Washington, June 20 (CNA) The Washington Nationals made the decision to replace starter Chien-Ming Wang with reliever Ross Detwiler Wednesday after he allowed five runs in 3 1/3 innings in a loss to the Tampa Bay Rays the previous day.
Detwiler was moved back into rotation as the fifth starter, replacing Wang, while Wang will pitch out of the bullpen as a reliever until he returns to his previous form.
The Taiwanese right-hander started the season on the disabled list after suffering from a spring training injury.
"Wang is very valuable to us and I feel like in his (four) starts that he has not improved his mechanics," said manager Davey Johnson. "I still really like his arm strength. It seems like he still has not got his rhythm yet but hopefully he will, because I'm going to need him," he added.
Wang will be working extensively with pitching coach Steve McCatty to try and get back on form.

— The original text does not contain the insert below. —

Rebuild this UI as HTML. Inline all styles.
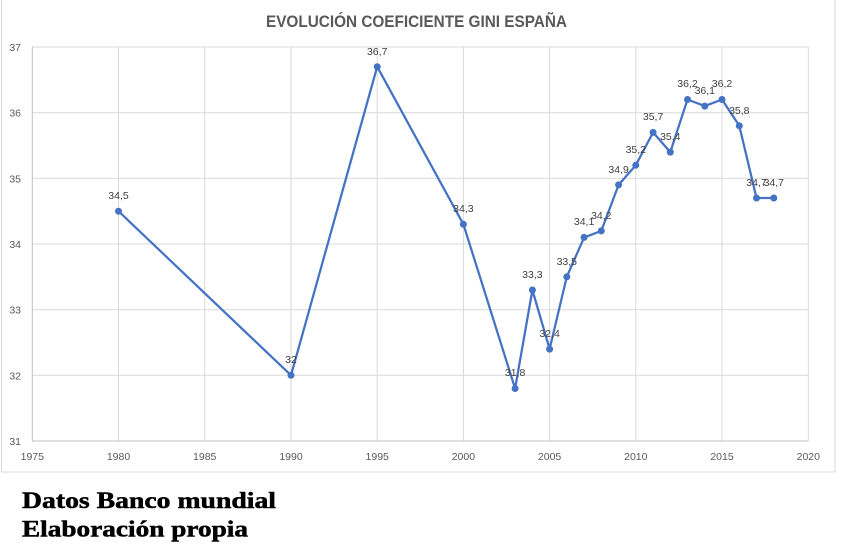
<!DOCTYPE html>
<html><head><meta charset="utf-8"><style>
html,body{margin:0;padding:0;background:#fff;}
svg{display:block;}
</style></head><body>
<svg width="857" height="551" viewBox="0 0 857 551" xmlns="http://www.w3.org/2000/svg">
<rect x="0" y="0" width="857" height="551" fill="#fff"/>
<rect x="1.5" y="-5" width="833.5" height="477" fill="#fff" stroke="#d9d9d9" stroke-width="1"/>
<text x="416.5" y="27" text-anchor="middle" font-family="Liberation Sans, sans-serif" font-weight="bold" font-size="16.5" fill="#595959" textLength="301" lengthAdjust="spacingAndGlyphs">EVOLUCIÓN COEFICIENTE GINI ESPAÑA</text>
<g stroke="#d9d9d9" stroke-width="1">
<line x1="32.3" y1="47" x2="808.3" y2="47"/>
<line x1="32.3" y1="112.7" x2="808.3" y2="112.7"/>
<line x1="32.3" y1="178.3" x2="808.3" y2="178.3"/>
<line x1="32.3" y1="244" x2="808.3" y2="244"/>
<line x1="32.3" y1="309.7" x2="808.3" y2="309.7"/>
<line x1="32.3" y1="375.3" x2="808.3" y2="375.3"/>
<line x1="118.5" y1="47" x2="118.5" y2="441"/>
<line x1="204.7" y1="47" x2="204.7" y2="441"/>
<line x1="291" y1="47" x2="291" y2="441"/>
<line x1="377.2" y1="47" x2="377.2" y2="441"/>
<line x1="463.4" y1="47" x2="463.4" y2="441"/>
<line x1="549.6" y1="47" x2="549.6" y2="441"/>
<line x1="635.8" y1="47" x2="635.8" y2="441"/>
<line x1="722" y1="47" x2="722" y2="441"/>
<line x1="808.3" y1="47" x2="808.3" y2="441"/>
</g>
<g stroke="#bfbfbf" stroke-width="1">
<line x1="32.3" y1="47" x2="32.3" y2="441"/>
<line x1="32.3" y1="441" x2="808.3" y2="441"/>
</g>
<g font-family="Liberation Sans, sans-serif" font-size="10.5" fill="#595959" text-anchor="end">
<text x="21" y="51">37</text>
<text x="21" y="116.7">36</text>
<text x="21" y="182.3">35</text>
<text x="21" y="248">34</text>
<text x="21" y="313.7">33</text>
<text x="21" y="379.3">32</text>
<text x="21" y="445">31</text>
</g>
<g font-family="Liberation Sans, sans-serif" font-size="10.5" fill="#595959" text-anchor="middle">
<text x="32.3" y="460">1975</text>
<text x="118.5" y="460">1980</text>
<text x="204.7" y="460">1985</text>
<text x="291" y="460">1990</text>
<text x="377.2" y="460">1995</text>
<text x="463.4" y="460">2000</text>
<text x="549.6" y="460">2005</text>
<text x="635.8" y="460">2010</text>
<text x="722" y="460">2015</text>
<text x="808.3" y="460">2020</text>
</g>
<polyline fill="none" stroke="#4472c4" stroke-width="2.25" stroke-linejoin="round" points="118.5,211.2 291,375.3 377.2,66.7 463.4,224.3 515.1,388.5 532.4,290 549.6,349.1 566.8,276.8 584.1,237.4 601.3,230.9 618.6,184.9 635.8,165.2 653.1,132.4 670.3,152.1 687.5,99.5 704.8,106.1 722,99.5 739.3,125.8 756.5,198 773.8,198"/>
<g fill="#4472c4">
<circle cx="118.5" cy="211.2" r="3.5"/><circle cx="291" cy="375.3" r="3.5"/><circle cx="377.2" cy="66.7" r="3.5"/><circle cx="463.4" cy="224.3" r="3.5"/><circle cx="515.1" cy="388.5" r="3.5"/><circle cx="532.4" cy="290" r="3.5"/><circle cx="549.6" cy="349.1" r="3.5"/><circle cx="566.8" cy="276.8" r="3.5"/><circle cx="584.1" cy="237.4" r="3.5"/><circle cx="601.3" cy="230.9" r="3.5"/><circle cx="618.6" cy="184.9" r="3.5"/><circle cx="635.8" cy="165.2" r="3.5"/><circle cx="653.1" cy="132.4" r="3.5"/><circle cx="670.3" cy="152.1" r="3.5"/><circle cx="687.5" cy="99.5" r="3.5"/><circle cx="704.8" cy="106.1" r="3.5"/><circle cx="722" cy="99.5" r="3.5"/><circle cx="739.3" cy="125.8" r="3.5"/><circle cx="756.5" cy="198" r="3.5"/><circle cx="773.8" cy="198" r="3.5"/>
</g>
<g font-family="Liberation Sans, sans-serif" font-size="10.5" fill="#404040" text-anchor="middle">
<text x="118.5" y="199">34,5</text>
<text x="291" y="363">32</text>
<text x="377.2" y="55">36,7</text>
<text x="463.4" y="212">34,3</text>
<text x="515.1" y="376">31,8</text>
<text x="532.4" y="278">33,3</text>
<text x="549.6" y="337">32,4</text>
<text x="566.8" y="265">33,5</text>
<text x="584.1" y="225">34,1</text>
<text x="601.3" y="219">34,2</text>
<text x="618.6" y="173">34,9</text>
<text x="635.8" y="153">35,2</text>
<text x="653.1" y="120">35,7</text>
<text x="670.3" y="140">35,4</text>
<text x="687.5" y="87">36,2</text>
<text x="704.8" y="94">36,1</text>
<text x="722" y="87">36,2</text>
<text x="739.3" y="114">35,8</text>
<text x="756.5" y="186">34,7</text>
<text x="773.8" y="186">34,7</text>
</g>
<g font-family="Liberation Serif, serif" font-weight="bold" font-size="23" fill="#000" stroke="#000" stroke-width="0.5">
<text x="22" y="508" textLength="254" lengthAdjust="spacingAndGlyphs">Datos Banco mundial</text>
<text x="22" y="536.5" textLength="226" lengthAdjust="spacingAndGlyphs">Elaboración propia</text>
</g>
</svg>
</body></html>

According to baseball experts, Wang releases the ball too quickly and his body cannot match the movements of his pitch, thus causing an imbalance in his pitches. It results in a fastball but lacks the precision and accuracy of his trademark sinker.
There are three possibilities about what the Nationals could do with Wang but they are not attractive choices, Adam Kilgore wrote for the Washington Post.
He said the Nationals could give up on him after four starts, they could trade him or they could keep him in rotation.
"The stakes are high for the Nationals now, too high for the Nationals to wait too long for Wang to become what he is capable of," added Kilgore.
However, Johnson said he thinks "there is a lot there. We need to figure it out. It's getting late but we will," indicating that they will be sticking with Wang for now.
Wang's ERA rose to 6.62 after four starts by giving up 14 walks and 26 hits in only 17 2/3 innings. In his last game against the Rays, he allowed three walks and seven hits over 3 1/3 innings.
In comparison, Detwiler, who substituted Wang in the fourth against the Rays and pitched 3 2/3 hitless innings, retiring 11 out of 12 hitters, posted a 3.34 ERA.